Por si teníamos poca basura ambiental en Málaga, la Federación Provincial de Asociaciones de Discapacitados Físicos y Orgánicos ha denunciado el masivo uso fraudulento de las tarjetas con las que los conductores avisan de que sufren alguna discapacidad que les permite estacionar el vehículo, para ellos imprescindible, en las plazas reservadas. Un problema grave para el discapacitado. Una vergonzosa práctica extendida de difícil erradicación, aparcada como está entre dos administraciones, la municipal y la autonómica. Quevedo se refería a los galenos de su época como hoy podemos hacerlo de las oficinas públicas; cuando una interviene nada mejora, pero si entran dos en el juego, el paciente, el administrado, muere. El mal de los súbditos en aquel siglo XVII eran los médicos que se atrevían a intervenir en la vida del individuo sin ningún conocimiento y con el único ánimo de ganar dinero. El mal de los ciudadanos en este adolescente siglo XXI es una legión de políticos que, según sus actos, tiene iguales conocimientos y objetivos que aquellos curanderos del barroco. Pero se atreven, como los espontáneos en las plazas de toros. Para comprender las dificultades de los discapacitados no hay nada igual a pasar una temporada en una silla de ruedas. Ahí se da uno cuenta de lo poco adaptada que la sociedad está para que una persona con movilidad reducida sea autosuficiente sobre las aceras, a pesar de lo que se ha avanzado, pero sobre el papel. Y aquí llega una muestra. La tarjeta de minusválido que facilita el acceso a plazas reservadas para estas personas está siendo usada por unas gentes sin escrúpulos. Un palo más entre las ruedas de la silla. Un avance social que se convierte en un nuevo rescoldo de purulencia por desidia administrativa. Cuando las administraciones toman una medida deben garantizar no sólo la promulgación de la ley, sino el impedimento de la trampa. Eso cuesta trabajo y padecemos responsables políticos que no están ni para pensar, ni para que los molesten, sólo para cobrar.

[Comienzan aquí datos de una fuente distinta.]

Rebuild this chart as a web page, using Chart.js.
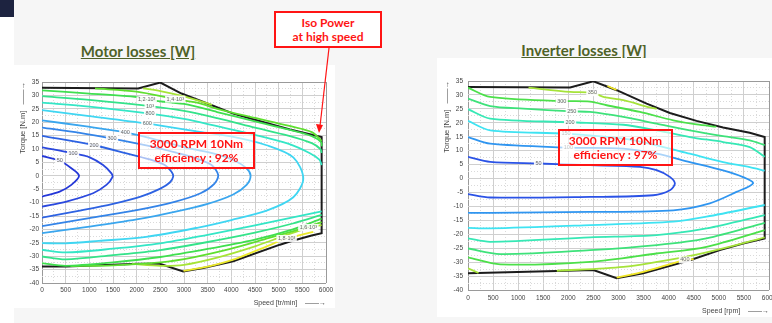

Esa tarjeta, licencia que esquiva zona azul y calles saturadas, vale su peso en oro moral. Su implantación significa un rasgo de solidaridad colectiva, pero el inconveniente es que flota entre dos administraciones para su entrega, para su retirada y para la vigilancia de su uso correcto. Y según se desprende de las declaraciones de Ayuntamiento y Junta, ni uno va a retirar vehículos, ni la otra articulará los medios que minimicen estos fraudes tan fáciles de realizar y tan dañinos para los afectados. Solicite quien sea, por ejemplo, una tarjeta para la abuela que tiene la movilidad reducida. A partir de ahí, aparcará donde quiera, transporte a la abuela o no. El privilegio es vitalicio, para todo horario, dura tras la muerte de la abuela, se hereda, se presta, se alquila y se fotocopia si se quiere. Una picaresca extendida, y a voz en grito, entre los propios familiares de los beneficiarios de esas tarjetas, y entre quienes ni siquiera tienen conocidos con discapacidad, sino escáner e impresora. La calidad de vida y moral de una sociedad se mide por estos engranajes del funcionamiento callejero, no por lo promulgado en los códigos de justicia. No es que la ciudadanía malagueña sea más desalmada que las de otros lugares donde se respetan esos signos de civilización que compensan la discapacidad, es que en otras ciudades, en otros países, en otras autonomías, un fraude de este tipo se controla y se hace pagar. La Junta declara que sería tedioso el control periódico de esas tarjetas, la misma Junta que envía puntual la carta con la exigencia de pago de tributos por herencia a la familia de un difunto. Sin embargo, no puede compartir datos de fallecidos entre consejerías para que se anulen tarjetas de discapacidad. Esta es la política que padecemos, rapidez para exigir pagos, lentitud para mejorar la vida de la ciudadanía. Sobre este cieno florece la putrefacción colectiva que conduce a, pongamos, robar el aparcamiento a un discapacitado, eso sí, con la complicidad administrativa de una tarjeta sin control.
No sé si es la política que padecemos o la que merecemos, al menos a veces. Porque «personas» tan infames como las que son capaces de hacer eso se merecen lo peor. ¿Somos tramposos porque nuestros políticos lo son o al revés?